[Items listed in a dataset]

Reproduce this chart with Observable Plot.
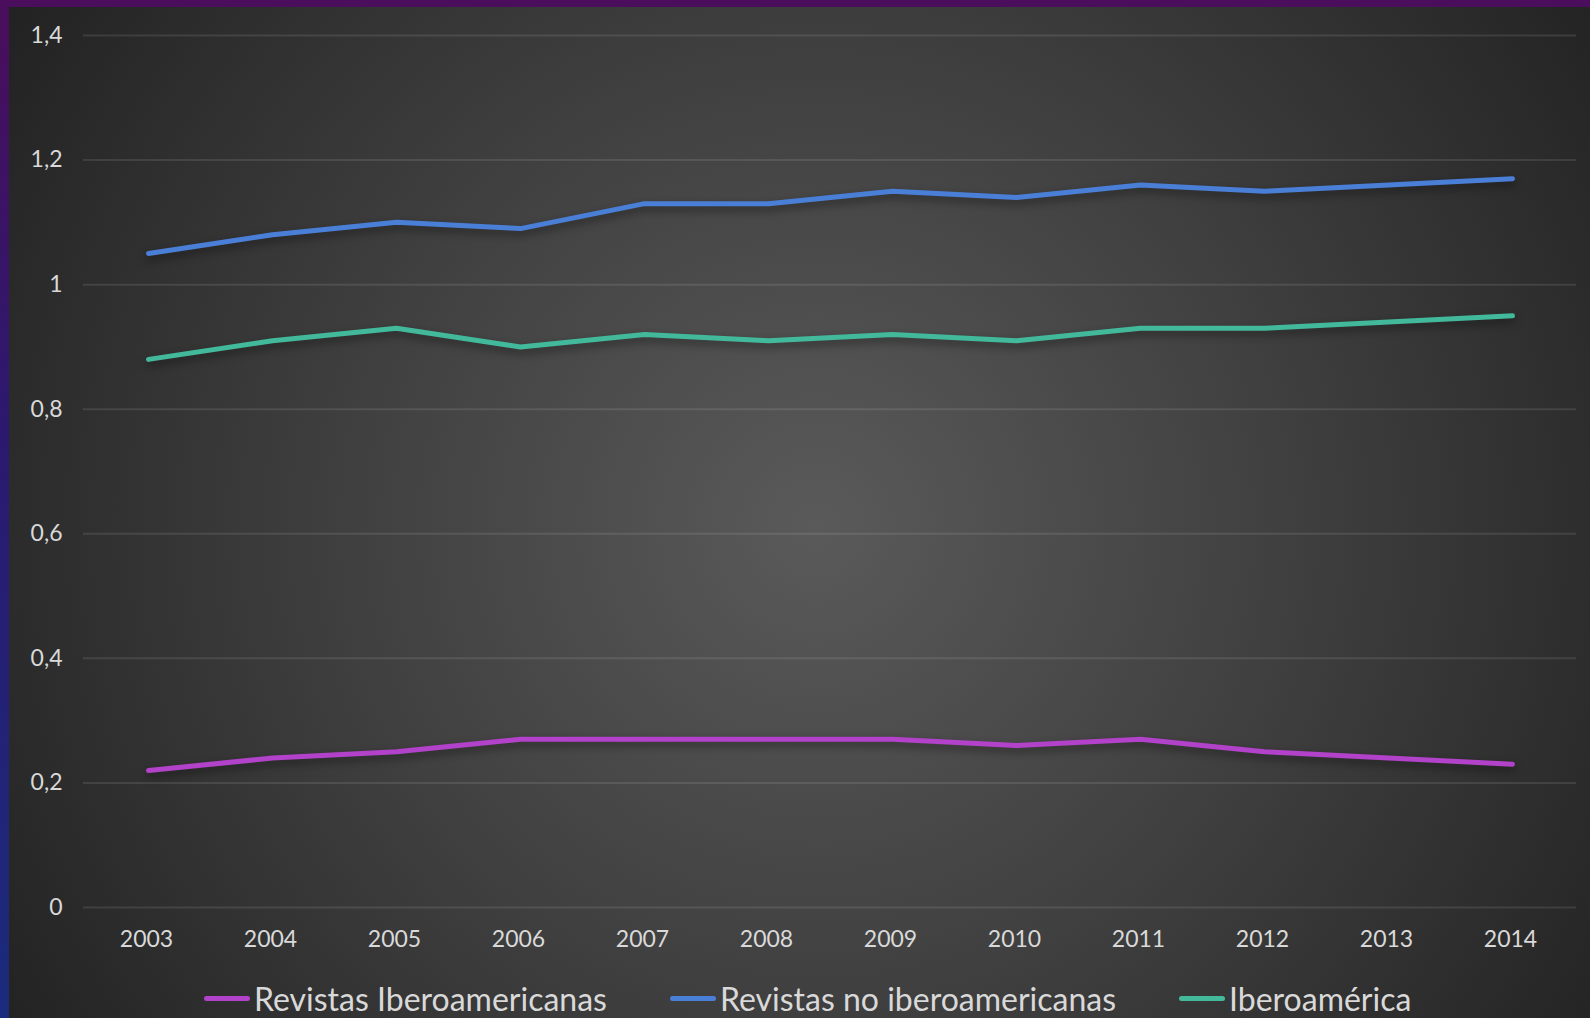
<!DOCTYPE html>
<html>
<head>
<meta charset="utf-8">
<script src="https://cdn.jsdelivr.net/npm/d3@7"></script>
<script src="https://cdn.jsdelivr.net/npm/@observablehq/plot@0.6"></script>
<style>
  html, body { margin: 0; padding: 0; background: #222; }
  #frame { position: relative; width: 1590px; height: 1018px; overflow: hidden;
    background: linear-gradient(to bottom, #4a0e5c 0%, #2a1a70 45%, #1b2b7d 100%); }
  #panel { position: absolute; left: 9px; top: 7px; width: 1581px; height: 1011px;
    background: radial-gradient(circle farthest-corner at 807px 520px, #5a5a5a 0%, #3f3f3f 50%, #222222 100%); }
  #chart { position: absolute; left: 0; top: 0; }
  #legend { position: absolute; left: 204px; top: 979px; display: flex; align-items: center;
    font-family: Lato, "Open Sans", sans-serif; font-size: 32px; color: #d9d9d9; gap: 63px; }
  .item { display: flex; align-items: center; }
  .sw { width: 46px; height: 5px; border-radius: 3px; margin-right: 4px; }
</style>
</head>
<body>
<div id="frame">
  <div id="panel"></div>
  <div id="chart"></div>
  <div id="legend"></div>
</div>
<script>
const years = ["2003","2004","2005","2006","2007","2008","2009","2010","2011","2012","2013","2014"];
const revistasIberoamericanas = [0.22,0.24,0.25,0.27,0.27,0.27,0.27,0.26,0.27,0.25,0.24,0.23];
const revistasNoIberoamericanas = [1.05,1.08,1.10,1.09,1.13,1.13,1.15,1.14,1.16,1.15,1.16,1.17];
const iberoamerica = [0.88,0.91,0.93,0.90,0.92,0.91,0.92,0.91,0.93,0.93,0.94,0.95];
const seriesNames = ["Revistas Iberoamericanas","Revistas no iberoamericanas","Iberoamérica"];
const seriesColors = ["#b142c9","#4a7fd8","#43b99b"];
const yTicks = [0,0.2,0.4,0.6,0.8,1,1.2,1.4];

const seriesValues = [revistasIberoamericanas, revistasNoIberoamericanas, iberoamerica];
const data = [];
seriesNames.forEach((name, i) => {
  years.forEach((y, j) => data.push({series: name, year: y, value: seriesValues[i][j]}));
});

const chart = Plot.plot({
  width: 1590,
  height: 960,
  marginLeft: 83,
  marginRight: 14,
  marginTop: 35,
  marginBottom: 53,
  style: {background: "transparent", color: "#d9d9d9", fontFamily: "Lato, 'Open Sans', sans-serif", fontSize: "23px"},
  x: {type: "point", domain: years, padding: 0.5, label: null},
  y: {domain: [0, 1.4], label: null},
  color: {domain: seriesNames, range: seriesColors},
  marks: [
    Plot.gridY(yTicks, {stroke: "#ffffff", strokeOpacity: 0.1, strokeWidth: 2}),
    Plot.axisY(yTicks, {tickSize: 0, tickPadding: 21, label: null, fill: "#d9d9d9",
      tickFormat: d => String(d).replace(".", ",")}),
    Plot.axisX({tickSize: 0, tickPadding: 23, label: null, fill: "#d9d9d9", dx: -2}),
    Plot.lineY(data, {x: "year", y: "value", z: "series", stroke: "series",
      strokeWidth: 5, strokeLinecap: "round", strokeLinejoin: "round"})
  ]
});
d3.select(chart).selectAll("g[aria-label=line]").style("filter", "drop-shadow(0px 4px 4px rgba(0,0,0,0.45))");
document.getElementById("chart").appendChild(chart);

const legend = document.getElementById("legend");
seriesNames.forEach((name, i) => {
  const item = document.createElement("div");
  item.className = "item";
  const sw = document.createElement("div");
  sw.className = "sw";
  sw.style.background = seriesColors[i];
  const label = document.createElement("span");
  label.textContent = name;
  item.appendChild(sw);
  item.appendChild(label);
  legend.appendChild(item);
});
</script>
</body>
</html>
...
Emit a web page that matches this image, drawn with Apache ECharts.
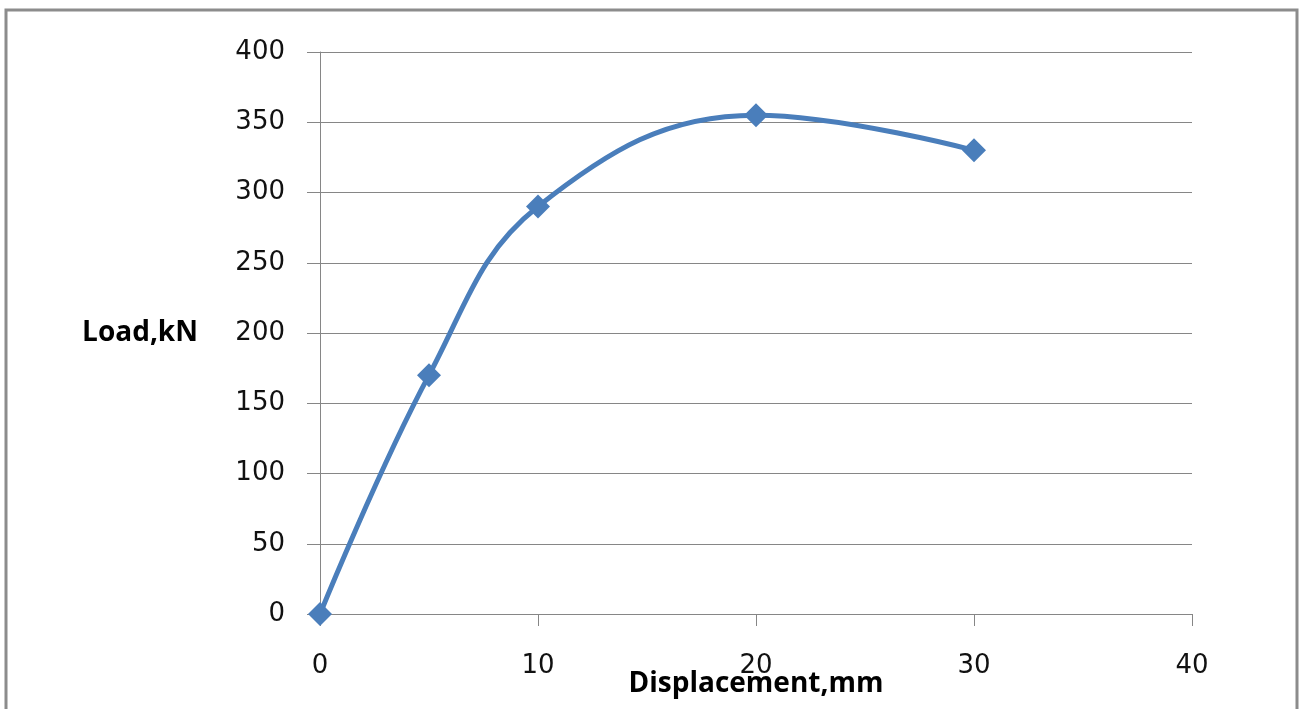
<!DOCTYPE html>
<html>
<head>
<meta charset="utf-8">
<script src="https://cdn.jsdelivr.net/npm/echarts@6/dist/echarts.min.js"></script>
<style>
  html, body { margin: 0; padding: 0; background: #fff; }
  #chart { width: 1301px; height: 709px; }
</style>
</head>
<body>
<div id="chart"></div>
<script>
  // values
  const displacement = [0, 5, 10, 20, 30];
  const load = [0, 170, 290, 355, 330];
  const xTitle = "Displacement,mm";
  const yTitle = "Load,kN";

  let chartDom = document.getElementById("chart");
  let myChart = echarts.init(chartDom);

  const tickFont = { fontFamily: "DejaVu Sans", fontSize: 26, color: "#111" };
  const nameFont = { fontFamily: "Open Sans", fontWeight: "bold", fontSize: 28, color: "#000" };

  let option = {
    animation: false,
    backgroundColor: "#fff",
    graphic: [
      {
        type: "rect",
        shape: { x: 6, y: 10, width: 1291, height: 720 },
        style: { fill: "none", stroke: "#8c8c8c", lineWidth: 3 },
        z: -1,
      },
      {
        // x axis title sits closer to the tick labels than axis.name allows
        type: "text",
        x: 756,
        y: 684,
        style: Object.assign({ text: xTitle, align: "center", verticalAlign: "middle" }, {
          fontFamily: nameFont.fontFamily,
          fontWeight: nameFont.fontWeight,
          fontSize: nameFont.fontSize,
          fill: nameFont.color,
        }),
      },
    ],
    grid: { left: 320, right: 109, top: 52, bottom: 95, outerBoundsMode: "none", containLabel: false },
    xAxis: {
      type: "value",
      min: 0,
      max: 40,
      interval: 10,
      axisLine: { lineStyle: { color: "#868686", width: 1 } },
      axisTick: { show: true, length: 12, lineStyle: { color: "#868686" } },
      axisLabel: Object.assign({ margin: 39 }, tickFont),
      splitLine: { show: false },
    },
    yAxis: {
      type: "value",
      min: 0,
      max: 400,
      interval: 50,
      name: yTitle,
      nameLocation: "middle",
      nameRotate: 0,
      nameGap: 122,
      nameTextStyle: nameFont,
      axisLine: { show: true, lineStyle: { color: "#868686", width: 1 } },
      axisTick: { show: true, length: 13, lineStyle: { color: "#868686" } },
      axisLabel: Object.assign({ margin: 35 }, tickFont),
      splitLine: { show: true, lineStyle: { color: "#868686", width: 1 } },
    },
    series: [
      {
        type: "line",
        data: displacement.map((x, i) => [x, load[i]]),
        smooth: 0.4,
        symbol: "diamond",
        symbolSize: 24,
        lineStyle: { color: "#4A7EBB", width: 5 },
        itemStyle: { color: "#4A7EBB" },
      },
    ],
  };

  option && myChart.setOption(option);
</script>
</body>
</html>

> **Task objective**
Give only the number of lines in the data that hold the string "this".

> **Exercise result**
2